На эти речевые ситуации они ходили еще два раза, гуляя в парке, заходя в магазины, их врач-логопед шла вместе с ними, объясняя новые задания: нужно было подходить к прохожим, выясняя что-то типа «как пройти в библиотеку», спрашивать в магазине, что сколько стоит, вообще подходить с любыми вопросами к любым людям, задания были неконкретные, и Лева долго думал, что и как надо спрашивать, сочинял слова, а Света ему подсказывала, смеясь над его неповоротливостью и тугоумием:
– Ну какая разница, Лева? Ты же не на самом деле что-то хочешь спросить, какая разница? Будь проще, говори все что в голову придет!
– А если ничего не приходит?
– Ну давай я тебя научу… Вон, видишь женщина с ребенком, подойди и спроси: «Сколько лет вашему ребенку?»
Лева подошел к ребенку и долго смотрел, как он ковыряется в земле лопаткой, пока мать не подхватила его и, испуганно оглядываясь, не понеслась прочь.
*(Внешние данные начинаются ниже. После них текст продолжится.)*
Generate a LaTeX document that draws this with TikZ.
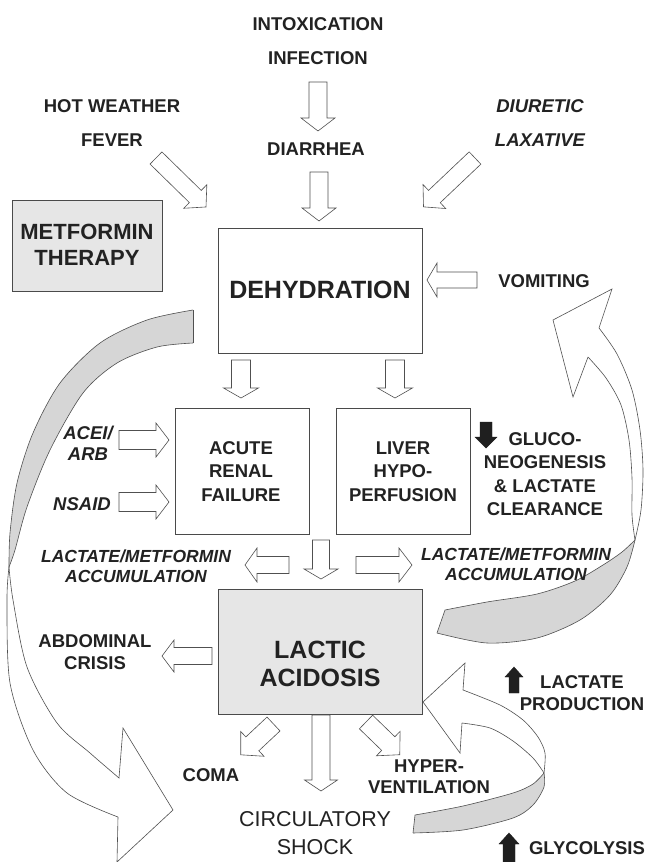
\documentclass[tikz,border=0pt]{standalone}
\usepackage{fontspec}
\setmainfont{Liberation Sans}
\definecolor{txt}{HTML}{222222}
\definecolor{boxline}{HTML}{4A4A4A}
\definecolor{arrline}{HTML}{505050}
\definecolor{boxfill}{HTML}{E6E6E6}
\definecolor{crescent}{HTML}{D6D6D6}
\tikzset{
  lbl/.style={text=txt, font=\bfseries\fontsize{18.5}{23.5}\selectfont, align=center, inner sep=0pt},
  ilbl/.style={lbl, font=\bfseries\itshape\fontsize{18.5}{21}\selectfont},
  accl/.style={lbl, font=\bfseries\itshape\fontsize{17.5}{20}\selectfont},
  bigl/.style={lbl, font=\bfseries\fontsize{25}{28}\selectfont},
  boxn/.style={draw=boxline, line width=0.8pt, inner sep=0pt},
  blockarr/.style={draw=arrline, line width=0.6pt, fill=white, line join=miter},
  solidarr/.style={fill=black!88, draw=black!88, line width=0.4pt, line join=miter},
  curve/.style={draw=arrline, line width=0.6pt, line join=miter},
}
% #1 style, #2 x, #3 y, #4 angle, #5 length, #6 shaft half width, #7 head half width, #8 head length
\newcommand\hollowarr[8][blockarr]{%
  \draw[#1,shift={(#2,#3)},rotate=#4] (0,-#6) -- ({#5-#8},-#6) -- ({#5-#8},-#7) -- (#5,0)
    -- ({#5-#8},#7) -- ({#5-#8},#6) -- (0,#6) -- cycle;}
\begin{document}
\begin{tikzpicture}[x=1pt,y=-1pt]
\useasboundingbox (0,0) rectangle (646,862);
\fill[white] (0,0) rectangle (646,862);

% ---------- left big curved arrow ----------
\fill[crescent] plot[smooth] coordinates {(193,310) (147,320) (100,343) (60,383) (33,433) (17,483) (10,533) (9,567)}
  -- plot[smooth] coordinates {(9,567) (15,550) (27,507) (50,450) (83,393) (117,363) (157,347) (193,343)} -- cycle;
\draw[curve] plot[smooth] coordinates {(193,310) (147,320) (100,343) (60,383) (33,433) (17,483) (10,533) (9,567)};
\draw[curve] plot[smooth] coordinates {(193,343) (157,347) (117,363) (83,393) (50,450) (27,507) (15,550) (9,567)};
\draw[curve] (193,310) -- (193,343);
\draw[curve] plot[smooth] coordinates {(9,567) (13,600) (27,667) (57,723) (90,753) (119,778)}
  -- (123,728) -- (173,810) -- (117,862) -- (118,817);
\draw[curve] plot[smooth] coordinates {(9,567) (7,600) (10,683) (33,750) (67,793) (118,817)};

% ---------- right big curved arrow ----------
\fill[crescent] plot[smooth] coordinates {(445,610) (487,602) (537,594) (575,581) (603,565) (622,552) (635,540)}
  -- plot[smooth] coordinates {(635,540) (627,567) (610,595) (580,620) (537,638) (487,643) (437,633)} -- cycle;
\draw[curve] plot[smooth] coordinates {(445,610) (487,602) (537,594) (575,581) (603,565) (622,552) (635,540)};
\draw[curve] plot[smooth] coordinates {(437,633) (487,643) (537,638) (580,620) (610,595) (627,567) (635,540)};
\draw[curve] (445,610) -- (437,633);
\draw[curve] plot[smooth] coordinates {(635,540) (641,510) (643,470) (640,430) (632,390) (617,354) (599,328)}
  -- (612,289) -- (553,320) -- (573,397) -- (588,357);
\draw[curve] plot[smooth] coordinates {(635,540) (632,515) (632,478) (629,440) (621,405) (606,378) (588,357)};

% ---------- bottom right curved arrow ----------
\fill[crescent] plot[smooth] coordinates {(415,815) (463,806) (513,793) (533,784) (544,773)}
  -- plot[smooth] coordinates {(544,773) (544,787) (533,805) (513,818) (463,830) (413,833)} -- cycle;
\draw[curve] plot[smooth] coordinates {(415,815) (463,806) (513,793) (533,784) (544,773)};
\draw[curve] plot[smooth] coordinates {(413,833) (463,830) (513,818) (533,805) (544,787) (544,773)};
\draw[curve] (415,815) -- (413,833);
\draw[curve] plot[smooth] coordinates {(544,773) (545,753) (538,737) (523,720) (500,705) (463,690)}
  -- (465,663) -- (423,702) -- (460,753) -- (462,723);
\draw[curve] plot[smooth] coordinates {(544,773) (533,758) (513,741) (490,728) (462,723)};

% ---------- boxes ----------
\node[boxn, fill=boxfill, minimum width=150pt, minimum height=91pt] (metf) at (87,245.5) {};
\node[boxn, minimum width=204pt, minimum height=125pt] (dehyd) at (320,290.5) {};
\node[boxn, minimum width=134pt, minimum height=126pt] (acute) at (242,471) {};
\node[boxn, minimum width=134pt, minimum height=126pt] (liver) at (403,471) {};
\node[boxn, fill=boxfill, minimum width=204pt, minimum height=125pt] (lactic) at (320,651.5) {};

% ---------- hollow block arrows ----------
\hollowarr{318}{82}{-90}{49}{9}{17}{13}
\hollowarr{319}{172}{-90}{49}{9}{17}{13}
\hollowarr{156}{158}{-44.4}{70}{8.5}{16.5}{15}
\hollowarr{475}{158}{-136.5}{71}{8.5}{16.5}{15}
\hollowarr{477}{280}{180}{50}{8}{17}{10}
\hollowarr{241}{360}{-90}{38}{9.5}{17.5}{10}
\hollowarr{395}{360}{-90}{38}{9.5}{17.5}{10}
\hollowarr{119}{440}{0}{50}{9.5}{17}{13}
\hollowarr{119}{502}{0}{50}{9.5}{17}{13}
\hollowarr{289}{565}{180}{44}{8.5}{17}{12}
\hollowarr{321}{540}{-90}{39}{8.5}{17}{10}
\hollowarr{356}{565}{0}{56}{8.5}{17}{13}
\hollowarr{212}{656}{180}{50}{8.5}{16}{12}
\hollowarr{273.5}{724}{-136.8}{45}{9.5}{17}{16}
\hollowarr{366}{722}{-44.1}{47}{9.5}{17}{16}
\hollowarr{321}{715}{-90}{76}{9}{16.5}{11}

% ---------- solid black arrows ----------
\hollowarr[solidarr]{486}{422}{-90}{26}{6}{11}{11}
\hollowarr[solidarr]{514}{693}{90}{26}{5}{9}{10}
\hollowarr[solidarr]{509}{862}{90}{29}{6}{10}{11}

% ---------- texts ----------
\node[lbl] (intox) at (318,24) {INTOXICATION};
\node[lbl] (infect) at (318,58) {INFECTION};
\node[lbl] (hot) at (112,106) {HOT WEATHER};
\node[lbl] (fever) at (112,140) {FEVER};
\node[ilbl] (diur) at (540,106) {DIURETIC};
\node[ilbl] (laxa) at (540,140) {LAXATIVE};
\node[lbl] (diar) at (316,149) {DIARRHEA};
\node[lbl, font=\bfseries\fontsize{22}{26}\selectfont] (metft) at (87,245) {METFORMIN\\THERAPY};
\node[bigl] (dehydt) at (320,290) {DEHYDRATION};
\node[lbl] (vomit) at (544,281) {VOMITING};
\node[lbl] (acutet) at (241,471.5) {ACUTE\\RENAL\\FAILURE};
\node[lbl] (livert) at (403,471.5) {LIVER\\HYPO-\\PERFUSION};
\node[ilbl] (acei) at (88,443.5) {ACEI/\\ARB};
\node[ilbl] (nsaid) at (82,504) {NSAID};
\node[lbl, font=\bfseries\fontsize{18.5}{23.3}\selectfont] (gluco) at (545,474) {GLUCO-\\NEOGENESIS\\\& LACTATE\\CLEARANCE};
\node[accl] (lacl) at (136,566) {LACTATE/METFORMIN\\ACCUMULATION};
\node[accl] (lacr) at (516,564) {LACTATE/METFORMIN\\ACCUMULATION};
\node[bigl] (lactict) at (320,664) {LACTIC\\ACIDOSIS};
\node[lbl, font=\bfseries\fontsize{18.5}{22}\selectfont] (abdo) at (95,652) {ABDOMINAL\\CRISIS};
\node[lbl] (coma) at (211,775) {COMA};
\node[lbl, font=\bfseries\fontsize{18.5}{21}\selectfont] (hyper) at (429,776.5) {HYPER-\\VENTILATION};
\node[lbl, font=\fontsize{21.5}{28}\selectfont] (circ) at (315,833) {CIRCULATORY\\SHOCK};
\node[lbl, font=\bfseries\fontsize{18.5}{22}\selectfont] (lactp) at (582,693) {LACTATE\\PRODUCTION};
\node[lbl] (glyc) at (587,848) {GLYCOLYSIS};
\end{tikzpicture}
\end{document}
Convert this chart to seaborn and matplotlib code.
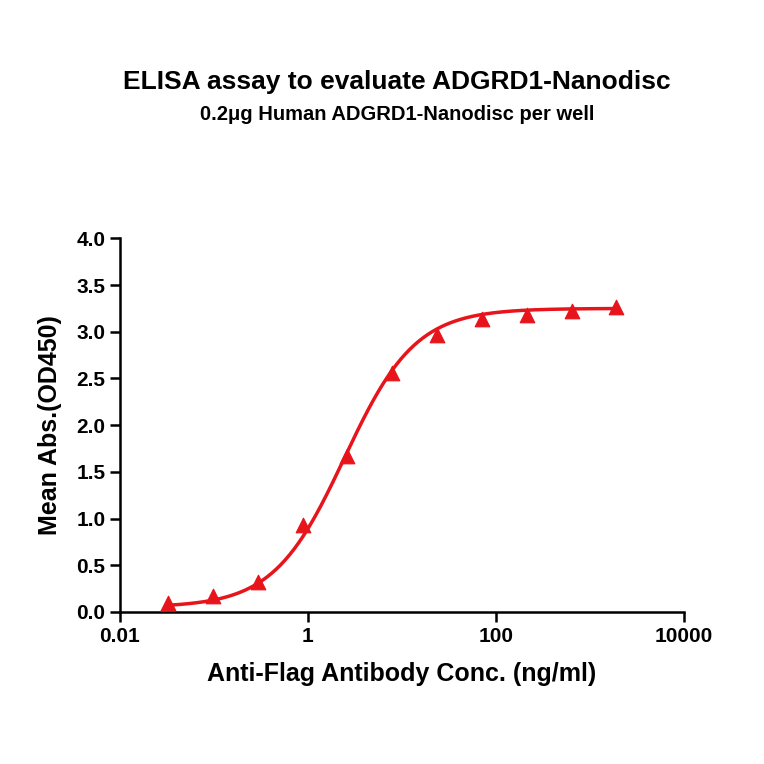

Светка хохотала в голос…
И все-таки спросить что-то удавалось, мучительно, тяжело, но все же гораздо легче, чем дома, чем в тех обычных ситуациях, когда вдруг он оставался один на один с незнакомыми людьми.
В пятницу Нина вернулась в больницу, и, подходя к корпусу, он вдруг услышал из окна девчоночьей палаты страшный рев.
Плыла жара над их больницей, плыл тополиный пух, как в детстве, в его дворе на Пресне, плыли облака, такие до боли красивые, и плыл этот звук из раскрытого на втором этаже окна, разбивая все остальные и вплетаясь в них долгой, отчаянной, протяжной и очень детской нотой:
– Не могу-у-у… Я так не могу-у-у-у! Уйдите от меня!